SUPPLIED INFORMATION
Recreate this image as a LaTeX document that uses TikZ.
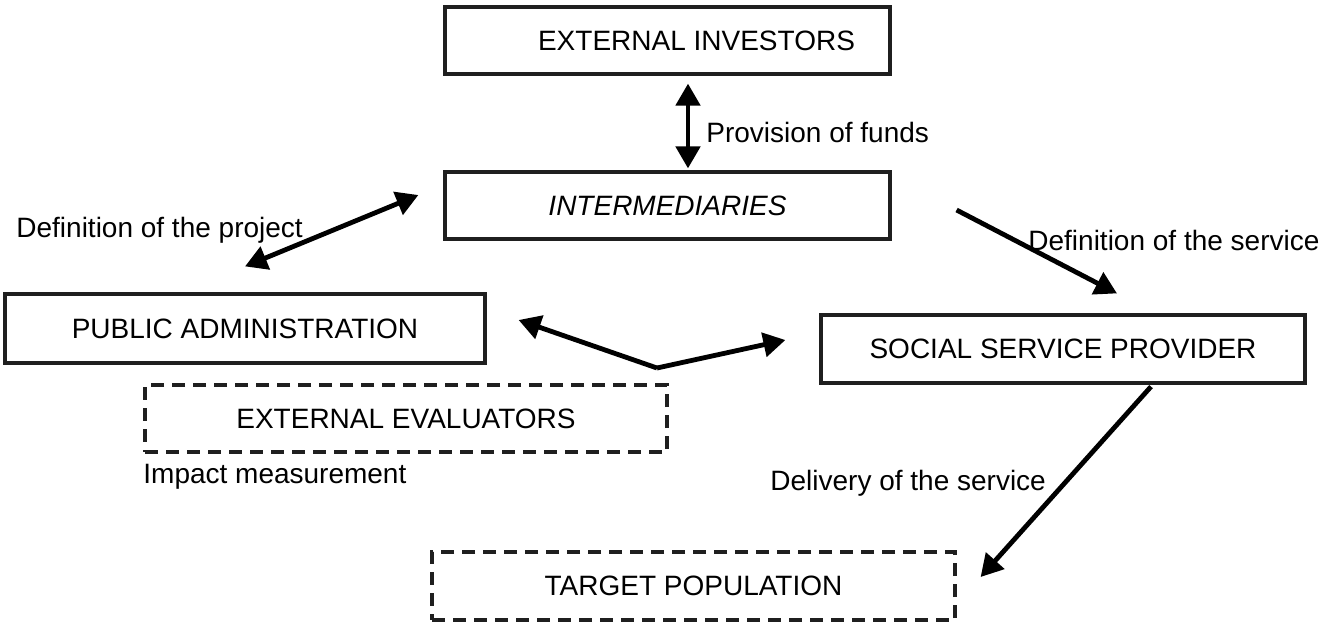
\documentclass[tikz,border=0pt]{standalone}
\usepackage{fontspec}
\setmainfont{Liberation Sans}
\usetikzlibrary{arrows.meta,positioning,calc}

\begin{document}
\begin{tikzpicture}[
  x=0.5pt,y=-0.5pt,
  actor/.style={draw=black!88, line width=1.6pt, minimum height=33.5pt, inner sep=0pt, font=\fontsize{14pt}{17pt}\selectfont, align=center},
  actordash/.style={actor, dash pattern=on 6.5pt off 4pt},
  link/.style={{Triangle[length=11pt,width=12pt]}-{Triangle[length=11pt,width=12pt]}, draw=black, line width=2.4pt},
  flow/.style={-{Triangle[length=11pt,width=12pt]}, draw=black, line width=2.4pt},
  note/.style={font=\fontsize{14pt}{17pt}\selectfont, inner sep=0pt, anchor=west}
]
  \useasboundingbox (0,0) rectangle (1329,629);

  \node[actor, minimum width=222.5pt] (investors) at (667.5,40.5) {\hspace*{29pt}EXTERNAL INVESTORS};
  \node[actor, minimum width=222.5pt] (intermed) at (667.5,205.5) {\itshape INTERMEDIARIES};
  \node[actor, minimum width=240pt, minimum height=34.5pt] (pubadmin) at (245,328.5) {PUBLIC ADMINISTRATION};
  \node[actor, minimum width=242pt, minimum height=34pt] (provider) at (1063,349) {SOCIAL SERVICE PROVIDER};
  \node[actordash, minimum width=261pt] (evaluators) at (406,418.5) {EXTERNAL EVALUATORS};
  \node[actordash, minimum width=261.5pt, minimum height=34pt] (target) at (693.5,586) {TARGET POPULATION};

  \coordinate (vmeet) at (657,368);

  \draw[link] ([xshift=10.25pt,yshift=-4pt]investors.south) -- ([xshift=10.25pt,yshift=1pt]intermed.north);
  \draw[link] ([shift={(0,-26)}]pubadmin.north) -- ([shift={(-25,-10.5)}]intermed.west);
  \draw[flow] ([shift={(65,4.5)}]intermed.east) -- ([shift={(54,-20)}]provider.north);
  \draw[flow] (vmeet) -- ([shift={(32,-8.5)}]pubadmin.east);
  \draw[flow] (vmeet) -- ([shift={(-34,-9)}]provider.west);
  \draw[flow] ([shift={(88,2)}]provider.south) -- ([shift={(24,-9)}]target.east);

  \node[note] (funds) at (706,132) {Provision of funds};
  \node[note] (project) at (16,230) {Definition of the project};
  \node[note] (service) at (1028,240) {Definition of the service};
  \node[note] (impact) at (143,477) {Impact measurement};
  \node[note] (delivery) at (770,483) {Delivery of the service};
\end{tikzpicture}
\end{document}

REQUEST
Pictures are to be left out; repeat all the remaining data exactly.

ANSWER TO THIS EXERCISE
Recreate this image as a LaTeX document that uses TikZ.
\documentclass[tikz,border=0pt]{standalone}
\usepackage{fontspec}
\setmainfont{Liberation Sans}
\usetikzlibrary{arrows.meta,positioning,calc}

\begin{document}
\begin{tikzpicture}[
  x=0.5pt,y=-0.5pt,
  actor/.style={draw=black!88, line width=1.6pt, minimum height=33.5pt, inner sep=0pt, font=\fontsize{14pt}{17pt}\selectfont, align=center},
  actordash/.style={actor, dash pattern=on 6.5pt off 4pt},
  link/.style={{Triangle[length=11pt,width=12pt]}-{Triangle[length=11pt,width=12pt]}, draw=black, line width=2.4pt},
  flow/.style={-{Triangle[length=11pt,width=12pt]}, draw=black, line width=2.4pt},
  note/.style={font=\fontsize{14pt}{17pt}\selectfont, inner sep=0pt, anchor=west}
]
  \useasboundingbox (0,0) rectangle (1329,629);

  \node[actor, minimum width=222.5pt] (investors) at (667.5,40.5) {\hspace*{29pt}EXTERNAL INVESTORS};
  \node[actor, minimum width=222.5pt] (intermed) at (667.5,205.5) {\itshape INTERMEDIARIES};
  \node[actor, minimum width=240pt, minimum height=34.5pt] (pubadmin) at (245,328.5) {PUBLIC ADMINISTRATION};
  \node[actor, minimum width=242pt, minimum height=34pt] (provider) at (1063,349) {SOCIAL SERVICE PROVIDER};
  \node[actordash, minimum width=261pt] (evaluators) at (406,418.5) {EXTERNAL EVALUATORS};
  \node[actordash, minimum width=261.5pt, minimum height=34pt] (target) at (693.5,586) {TARGET POPULATION};

  \coordinate (vmeet) at (657,368);

  \draw[link] ([xshift=10.25pt,yshift=-4pt]investors.south) -- ([xshift=10.25pt,yshift=1pt]intermed.north);
  \draw[link] ([shift={(0,-26)}]pubadmin.north) -- ([shift={(-25,-10.5)}]intermed.west);
  \draw[flow] ([shift={(65,4.5)}]intermed.east) -- ([shift={(54,-20)}]provider.north);
  \draw[flow] (vmeet) -- ([shift={(32,-8.5)}]pubadmin.east);
  \draw[flow] (vmeet) -- ([shift={(-34,-9)}]provider.west);
  \draw[flow] ([shift={(88,2)}]provider.south) -- ([shift={(24,-9)}]target.east);

  \node[note] (funds) at (706,132) {Provision of funds};
  \node[note] (project) at (16,230) {Definition of the project};
  \node[note] (service) at (1028,240) {Definition of the service};
  \node[note] (impact) at (143,477) {Impact measurement};
  \node[note] (delivery) at (770,483) {Delivery of the service};
\end{tikzpicture}
\end{document}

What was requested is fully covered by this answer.